Monday, November 17, 2003

Lebaran sudah di depan mata. Nuansa musim mudik sudah mulai terasa di kantor saya. Sudah sejak tiga hari terakhir, beberapa rekan kerja saya melakukan 'pendekatan' kepada teman saya yang biasa meliput isu-isu transportasi.
Ritual tahunan.
Bagi saya sendiri, saya merasa cukup beruntung tidak disibukan dengan pekerjaan ekstra itu pada saat saya masih meliput di transportasi. Segan rasanya memanfaatkan hubungan kerja untuk keperluan pribadi.
Tapi sebenarnya seberapa penting mudik bagi golongan profesional seperti saya?
Bagi saya pribadi, mudik tahun ini hanya sekedar liburan selama seminggu di kampung halaman. Tidak lebih dan tidak kurang. Kadar lebaran tentang silaturahmi dengan keluarga besar, tentang dilahirkan kembali sesuci bayi yang baru keluar dari rahim ibunya, tentang menjaga tali kekeluargaan dan segala tetek bengeknya bagi saya sudah berkurang jauh.
Dari kacamata saya sebagai orang biasa, saya melihat ada gejala di orang-orang sekitar saya, lebaran adalah pulang ke kampung halaman dengan mobil baru, kerudung dan baju koko baru, sepatu baru, bagi-bagi rejeki dengan sanak saudara di kampung halaman atau bahkan mungkin liburan di hotel berbintang.
Berusaha pulang kampung dengan keadaan yang wah agar bisa dianggap berhasil di perantauan. Tidak memperdulikan...misalnya tagihan kartu kredit yang membengkak atau berupaya dengan segala cara untuk mendapatkan uang lebaran...segala cara.
Drastis? Mungkin.
Padahal saya pikir, merasakan kenikmatan lebaran hanya bisa dirasakan di hati kita masing-masing. Bertemu dengan orang tua di kampung halaman melepas kerinduan. Merasakan kehangatan keluarga pada saat buka dan sahur bersama di hari-hari terakhir puasa. Atau mendengar kembali suara ibu yang menawar lauk pauk lebaran di pasar ("nggak salah nih nawarnya...kemurahan banget nih"). Atau bersenda-gurau dengan ibu dan saudara-saudara waktu menyiapkan ketupat dan teman-temannya.
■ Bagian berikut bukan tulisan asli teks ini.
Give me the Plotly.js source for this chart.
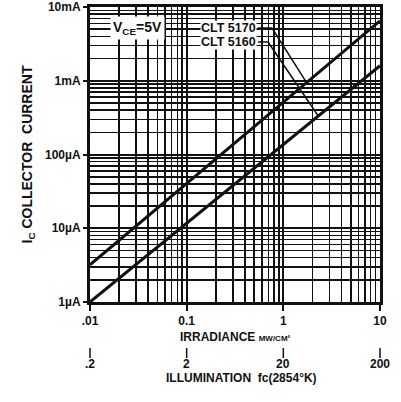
<!DOCTYPE html>
<html>
<head>
<meta charset="utf-8">
<script src="https://cdn.plot.ly/plotly-3.0.1.min.js"></script>
<style>html,body{margin:0;padding:0;background:#fff}#chart{width:401px;height:402px}</style>
</head>
<body>
<div id="chart"></div>
<script>
// Irradiance (mW/cm²) endpoints and collector current (µA)
const irradiance = [0.01, 10];
const clt5170 = [3.2, 6500];
const clt5160 = [1.0, 1600];
const yTickVals = [1, 10, 100, 1000, 10000];
const yTickText = ['1µA', '10µA', '100µA', '1mA', '10mA'];
const xTickVals = [0.01, 0.1, 1, 10];
const xTickText = ['.01', '0.1', '1', '10'];
const illumination = [0.2, 2, 20, 200];
const illumText = ['.2', '2', '20', '200'];

const FONT = 'Liberation Sans, Arial, sans-serif';
const INK = '#111';

function logInterp(xs, ys, x) {
  const lx = xs.map(Math.log10), ly = ys.map(Math.log10);
  const t = (Math.log10(x) - lx[0]) / (lx[1] - lx[0]);
  return Math.pow(10, ly[0] + t * (ly[1] - ly[0]));
}
// paper coordinates helpers (x: 0.01..10, y: 1..10000)
const px = x => (Math.log10(x) + 2) / 3;
const py = y => Math.log10(y) / 4;

const traces = [
  {x: irradiance, y: clt5170, mode: 'lines', line: {color: INK, width: 3}, hoverinfo: 'skip'},
  {x: irradiance, y: clt5160, mode: 'lines', line: {color: INK, width: 3}, hoverinfo: 'skip'}
];

const pt1x = 1.74, pt1y = logInterp(irradiance, clt5170, pt1x);
const pt2x = 2.3, pt2y = logInterp(irradiance, clt5160, pt2x);

const shapes = [
  {type: 'line', xref: 'paper', yref: 'paper', x0: (258-90)/290, y0: (302-28)/295, x1: (272-90)/290, y1: (302-28)/295, line: {color: INK, width: 1.5}},
  {type: 'line', xref: 'paper', yref: 'paper', x0: (272-90)/290, y0: (302-28)/295, x1: px(pt1x), y1: py(pt1y), line: {color: INK, width: 1.5}},
  {type: 'line', xref: 'paper', yref: 'paper', x0: (258-90)/290, y0: (302-42)/295, x1: (268-90)/290, y1: (302-42)/295, line: {color: INK, width: 1.5}},
  {type: 'line', xref: 'paper', yref: 'paper', x0: (268-90)/290, y0: (302-42)/295, x1: px(pt2x), y1: py(pt2y), line: {color: INK, width: 1.5}}
];
illumination.forEach(v => {
  shapes.push({type: 'line', xref: 'paper', yref: 'paper', x0: px(v/20), x1: px(v/20), y0: -46/295, y1: -56/295, line: {color: INK, width: 1.5}});
});

const annotations = [
  {xref: 'paper', yref: 'paper', x: (137-90)/290, y: (302-28)/295, xanchor: 'center', yanchor: 'middle', text: '<b>V<sub>CE</sub>=5V</b>', showarrow: false, bgcolor: '#fff', font: {family: FONT, size: 14, color: INK}, borderpad: 2},
  {xref: 'paper', yref: 'paper', x: (228-90)/290, y: (302-28)/295, xanchor: 'center', yanchor: 'middle', text: '<b>CLT 5170</b>', showarrow: false, bgcolor: '#fff', font: {family: FONT, size: 12.5, color: INK}, borderpad: 0},
  {xref: 'paper', yref: 'paper', x: (228-90)/290, y: (302-42)/295, xanchor: 'center', yanchor: 'middle', text: '<b>CLT 5160</b>', showarrow: false, bgcolor: '#fff', font: {family: FONT, size: 12.5, color: INK}, borderpad: 0},
  {xref: 'paper', yref: 'paper', x: 0.5, y: -35/295, xanchor: 'center', yanchor: 'middle', text: '<b>IRRADIANCE <span style="font-size:8px">MW/CM²</span></b>', showarrow: false, font: {family: FONT, size: 12, color: INK}},
  {xref: 'paper', yref: 'paper', x: (241-90)/290, y: -76/295, xanchor: 'center', yanchor: 'middle', text: '<b>ILLUMINATION  fc(2854°K)</b>', showarrow: false, font: {family: FONT, size: 12, color: INK}}
];
illumination.forEach((v, i) => {
  annotations.push({xref: 'paper', yref: 'paper', x: px(v/20), y: -62/295, xanchor: 'center', yanchor: 'middle', text: '<b>' + illumText[i] + '</b>', showarrow: false, font: {family: FONT, size: 12, color: INK}});
});

const layout = {
  width: 401, height: 402,
  margin: {l: 90, r: 21, t: 7, b: 100},
  paper_bgcolor: '#fff', plot_bgcolor: '#fff',
  showlegend: false,
  xaxis: {
    type: 'log', range: [-2, 1], tickvals: xTickVals, ticktext: xTickText,
    ticks: 'outside', ticklen: 6, tickwidth: 2, tickcolor: INK,
    showgrid: true, gridcolor: INK, gridwidth: 2,
    minor: {showgrid: true, gridcolor: INK, gridwidth: 1.6, dtick: 'D1', ticks: ''},
    showline: true, linecolor: INK, linewidth: 3, mirror: true,
    tickfont: {family: FONT, size: 12, color: INK, weight: 'bold'},
    zeroline: false, fixedrange: true
  },
  yaxis: {
    type: 'log', range: [0, 4], tickvals: yTickVals, ticktext: yTickText,
    ticks: 'outside', ticklen: 4, tickwidth: 2, tickcolor: INK,
    showgrid: true, gridcolor: INK, gridwidth: 2,
    minor: {showgrid: true, gridcolor: INK, gridwidth: 1.6, dtick: 'D1', ticks: ''},
    showline: true, linecolor: INK, linewidth: 3, mirror: true,
    tickfont: {family: FONT, size: 12, color: INK, weight: 'bold'},
    title: {text: '<b>I<sub>C</sub> COLLECTOR  CURRENT</b>', font: {family: FONT, size: 14, color: INK}, standoff: 10},
    zeroline: false, fixedrange: true
  },
  shapes: shapes,
  annotations: annotations
};

Plotly.newPlot('chart', traces, layout, {staticPlot: true, displayModeBar: false});
</script>
</body>
</html>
Bukankah Allah SWT memerintahkan kita semua berpuasa agar bisa merasakan penderitaan kaum dhua'fa? Rekan-rekan kita yang kurang beruntung.
Apakah mereka merayakan lebaran dengan segala tetek bengek keduniawian?
Lebaran hanya bisa dirasakan oleh hati kita masing-masing.
Selain itu, jika ritual lebaran memang bisa dimanfaatkan seoptimal mungkin untuk memperkuat sendi-sendi terkecil negara, yaitu keluarga, rasa-rasanya kondisi Indonesia bisa lebih baik dari sekarang ini.